The Royal Society is calling for the government to scrap the research assessment exercise in favour of a "profile-based system".
Increases to the selectivity of research funding will have "serious detrimental consequences" for science, the society warns this week in its response to the higher education white paper.
It stresses the need to develop a more stable underlying structure for higher education. It wants the government to recognise that it is individuals and not departments that undertake research, and that excellent researchers should be supported regardless of location.
John Enderby, vice-president of the Royal Society, said: "The level of research funding at both departmental and institutional levels is already highly selective and should not become more so."

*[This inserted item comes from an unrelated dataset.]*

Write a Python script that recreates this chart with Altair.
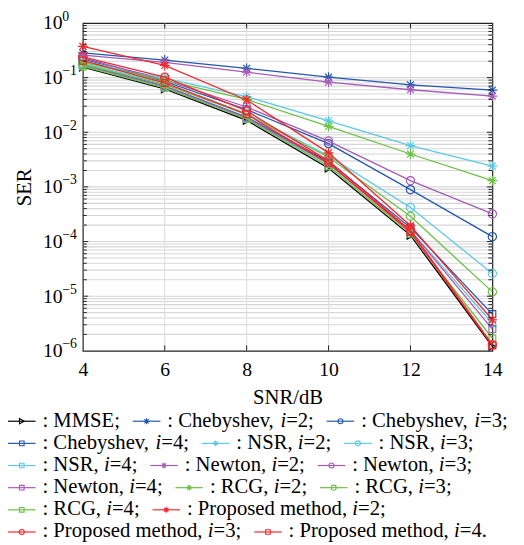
import altair as alt
import pandas as pd

# ---------------- data ----------------
snr = [4, 6, 8, 10, 12, 14]

methods = ["MMSE",
           "Chebyshev", "Chebyshev", "Chebyshev",
           "NSR", "NSR", "NSR",
           "Newton", "Newton", "Newton",
           "RCG", "RCG", "RCG",
           "Proposed method", "Proposed method", "Proposed method"]
iters = [0, 2, 3, 4, 2, 3, 4, 2, 3, 4, 2, 3, 4, 2, 3, 4]

ser_mmse    = [0.155, 0.062, 0.0165, 0.0022, 0.00013, 1.2e-6]
ser_cheb2   = [0.284, 0.21, 0.148, 0.102, 0.074, 0.059]
ser_cheb3   = [0.22, 0.085, 0.026, 0.0062, 0.00089, 0.000123]
ser_cheb4   = [0.175, 0.07, 0.019, 0.0029, 0.00018, 4.7e-6]
ser_nsr2    = [0.2, 0.098, 0.045, 0.0162, 0.0057, 0.0024]
ser_nsr3    = [0.18, 0.08, 0.022, 0.0037, 0.00042, 2.6e-5]
ser_nsr4    = [0.165, 0.068, 0.018, 0.0026, 0.00016, 3.2e-6]
ser_newton2 = [0.257, 0.19, 0.126, 0.083, 0.06, 0.046]
ser_newton3 = [0.23, 0.09, 0.029, 0.0069, 0.0013, 0.00032]
ser_newton4 = [0.17, 0.069, 0.0185, 0.0027, 0.00016, 2.5e-6]
ser_rcg2    = [0.19, 0.09, 0.04, 0.0128, 0.004, 0.0013]
ser_rcg3    = [0.175, 0.075, 0.021, 0.0035, 0.00029, 1.2e-5]
ser_rcg4    = [0.16, 0.065, 0.0175, 0.0024, 0.00014, 1.7e-6]
ser_prop2   = [0.374, 0.167, 0.039, 0.0042, 0.000195, 3.7e-6]
ser_prop3   = [0.241, 0.102, 0.0246, 0.003, 0.00016, 1.3e-6]
ser_prop4   = [0.204, 0.08, 0.0214, 0.0027, 0.00015, 1.25e-6]

series_values = [ser_mmse, ser_cheb2, ser_cheb3, ser_cheb4,
                 ser_nsr2, ser_nsr3, ser_nsr4,
                 ser_newton2, ser_newton3, ser_newton4,
                 ser_rcg2, ser_rcg3, ser_rcg4,
                 ser_prop2, ser_prop3, ser_prop4]

x_ticks = [4, 6, 8, 10, 12, 14]
y_decades = [1, 1e-1, 1e-2, 1e-3, 1e-4, 1e-5, 1e-6]
y_exponents = ["0", "\u22121", "\u22122", "\u22123", "\u22124", "\u22125", "\u22126"]

legend_rows = [[0, 1, 2], [3, 4, 5], [6, 7, 8], [9, 10, 11], [12, 13], [14, 15]]

# ---------------- styles ----------------
method_color = {"MMSE": "#000000", "Chebyshev": "#2457ad", "NSR": "#5ccae4",
                "Newton": "#a55cb6", "RCG": "#6bc046", "Proposed method": "#f2282c"}
STAR = "M-1,0L1,0M0,-1L0,1M-0.7,-0.7L0.7,0.7M-0.7,0.7L0.7,-0.7"
iter_shape = {0: "triangle-right", 2: STAR, 3: "circle", 4: "square"}
iter_size = {0: 60, 2: 100, 3: 70, 4: 48}
iter_lsize = {0: 30, 2: 36, 3: 26, 4: 22}

FONT = "Times New Roman"
W, H = 416, 333

xscale = alt.Scale(domain=[4, 14], nice=False, zero=False)
yscale = alt.Scale(type="log", domain=[1e-6, 1], nice=False)

# ---------------- grid & axes ----------------
minor_vals = [m * 10.0 ** k for k in range(-6, 0) for m in range(1, 10)]
grid_h_vals = [v for v in minor_vals if v > 1.5e-6]
minor_only = [m * 10.0 ** k for k in range(-6, 0) for m in range(2, 10)]

y_axis = alt.Axis(values=y_decades, labelExpr="'10'", labelPadding=21,
                  title="SER", titlePadding=8)
x_axis = alt.Axis(values=x_ticks, format="d", labelPadding=9, title="SNR/dB",
                  titlePadding=8)

grid_h = alt.Chart(pd.DataFrame({"v": grid_h_vals})).mark_rule(
    color="#d6d6d6", strokeWidth=1.1).encode(
    y=alt.Y("v:Q", scale=yscale, axis=y_axis),
    x=alt.value(0), x2=alt.value(W))

grid_v = alt.Chart(pd.DataFrame({"x": x_ticks[1:-1]})).mark_rule(
    color="#dedede", strokeWidth=1.1).encode(
    x=alt.X("x:Q", scale=xscale, axis=x_axis),
    y=alt.value(0), y2=alt.value(H))

exp_text = alt.Chart(pd.DataFrame({"v": y_decades, "e": y_exponents})).mark_text(
    align="left", baseline="alphabetic", font=FONT, fontSize=14, color="black",
    dy=-2.5).encode(
    y=alt.Y("v:Q", scale=yscale, axis=y_axis), x=alt.value(-21), text="e:N")

# ---------------- series ----------------
series_layers = []
for k, vals in enumerate(series_values):
    df = pd.DataFrame({"snr": snr, "ser": vals})
    col = method_color[methods[k]]
    base = alt.Chart(df).encode(
        x=alt.X("snr:Q", scale=xscale, axis=x_axis),
        y=alt.Y("ser:Q", scale=yscale, axis=y_axis))
    series_layers.append(base.mark_line(color=col, strokeWidth=1.3))
    series_layers.append(base.mark_point(shape=iter_shape[iters[k]],
                                         size=iter_size[iters[k]], filled=False,
                                         color=col, strokeWidth=1.2, opacity=1))

# ---------------- inward ticks ----------------
def yticks(vals, x_a, x_b):
    return alt.Chart(pd.DataFrame({"v": vals})).mark_rule(
        color="#222222", strokeWidth=1).encode(
        y=alt.Y("v:Q", scale=yscale, axis=y_axis), x=alt.value(x_a), x2=alt.value(x_b))

def xticks(vals, y_a, y_b):
    return alt.Chart(pd.DataFrame({"x": vals})).mark_rule(
        color="#222222", strokeWidth=1).encode(
        x=alt.X("x:Q", scale=xscale, axis=x_axis), y=alt.value(y_a), y2=alt.value(y_b))

tick_layers = [
    yticks(y_decades[1:-1], 0, 5.5), yticks(minor_only, 0, 4),
    yticks(y_decades[1:-1], W, W - 5.5), yticks(minor_only, W, W - 4),
    xticks(x_ticks[1:-1], H, H - 5.5), xticks(x_ticks[1:-1], 0, 5.5),
]

# ---------------- legend (laid out with Times metrics) ----------------
TW = {' ': 250, ':': 278, ';': 278, ',': 250, '.': 250, '=': 564,
      'A': 722, 'B': 667, 'C': 667, 'E': 611, 'G': 722, 'M': 889, 'N': 722,
      'P': 556, 'R': 667, 'S': 556, 'a': 444, 'b': 500, 'd': 500, 'e': 444,
      'h': 500, 'i': 278, 'm': 778, 'n': 500, 'o': 500, 'p': 500, 'r': 333,
      's': 389, 't': 278, 'v': 500, 'w': 722, 'y': 500}
LFS = 21

def tw(s):
    return sum(TW.get(ch, 500) for ch in s) * LFS / 1000.0

L_SYM, G_SYM, G_ITEM = 28, 7, 13
X0 = 8 - 84
Y0 = 429 - 19
DY = 22.5

sym_rows, txt_rows, ital_rows = [], [], []
for r, row in enumerate(legend_rows):
    by = Y0 + r * DY
    cx = X0
    for j, k in enumerate(row):
        last = (r == len(legend_rows) - 1 and j == len(row) - 1)
        end = "." if last else ";"
        sym_rows.append(dict(x1=cx, x2=cx + L_SYM, xm=cx + L_SYM / 2, y=by - 5.5,
                             color=method_color[methods[k]],
                             shape=iter_shape[iters[k]], size=iter_lsize[iters[k]]))
        tx = cx + L_SYM + G_SYM
        if iters[k] == 0:
            pre = ": " + methods[k] + end
            txt_rows.append(dict(x=tx, y=by, t=pre))
            cx = tx + tw(pre) + G_ITEM
        else:
            pre = ": " + methods[k] + ", "
            txt_rows.append(dict(x=tx, y=by, t=pre))
            ix = tx + tw(pre)
            ital_rows.append(dict(x=ix, y=by, t="i"))
            px = ix + tw("i")
            post = "=" + str(iters[k]) + end
            txt_rows.append(dict(x=px, y=by, t=post))
            cx = px + tw(post) + G_ITEM

sym_df = pd.DataFrame(sym_rows)
leg_lines = alt.Chart(sym_df).mark_rule(strokeWidth=1.2).encode(
    x=alt.X("x1:Q", scale=None, axis=None), x2="x2:Q",
    y=alt.Y("y:Q", scale=None, axis=None),
    color=alt.Color("color:N", scale=None))
leg_pts = alt.Chart(sym_df).mark_point(filled=False, strokeWidth=1.1, opacity=1).encode(
    x=alt.X("xm:Q", scale=None, axis=None),
    y=alt.Y("y:Q", scale=None, axis=None),
    color=alt.Color("color:N", scale=None),
    shape=alt.Shape("shape:N", scale=None),
    size=alt.Size("size:Q", scale=None))
leg_txt = alt.Chart(pd.DataFrame(txt_rows)).mark_text(
    align="left", baseline="alphabetic", font=FONT, fontSize=LFS, color="black").encode(
    x=alt.X("x:Q", scale=None, axis=None), y=alt.Y("y:Q", scale=None, axis=None),
    text="t:N")
leg_ital = alt.Chart(pd.DataFrame(ital_rows)).mark_text(
    align="left", baseline="alphabetic", font=FONT, fontSize=LFS,
    fontStyle="italic", color="black").encode(
    x=alt.X("x:Q", scale=None, axis=None), y=alt.Y("y:Q", scale=None, axis=None),
    text="t:N")

chart = alt.layer(grid_h, grid_v, *series_layers, *tick_layers, exp_text,
                  leg_lines, leg_pts, leg_txt, leg_ital).properties(
    width=W, height=H,
    padding={"left": 76, "top": 11, "right": 24, "bottom": 193},
    autosize=alt.AutoSizeParams(type="none"),
    background="white").configure_view(
    stroke="#222222", strokeWidth=1.2).configure_axis(
    grid=False, ticks=False, domain=False, labelFont=FONT, labelFontSize=20,
    labelColor="black", titleFont=FONT, titleFontSize=21,
    titleFontWeight="normal", titleColor="black", labelFlush=False)

chart.save("out.html", embed_options={"renderer": "svg", "actions": False})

The society disagrees with the introduction of 6* departments. And the submission raises concerns about cuts to 4 and 3a-rated departments. It says many universities will become unattractive to high-quality staff, and that the lack of funding will cement the spread of 5 and 5* departments.
The submission also argues that demand for higher education might be reduced by the introduction of differential fees and that it may take longer than anticipated for institutions to benefit.
The society is concerned that debt might prevent graduates pursuing postgraduate studies.
• The new professional body for librarians has accused the white paper of failing to acknowledge the role of libraries in learning, writes Olga Wojtas.
The Chartered Institute of Library and Information Professionals supports the paper's recommendations, but warns that there is not enough recognition of the important contribution made by academic-related staff. It adds that information literacy should be added to the list of core skills.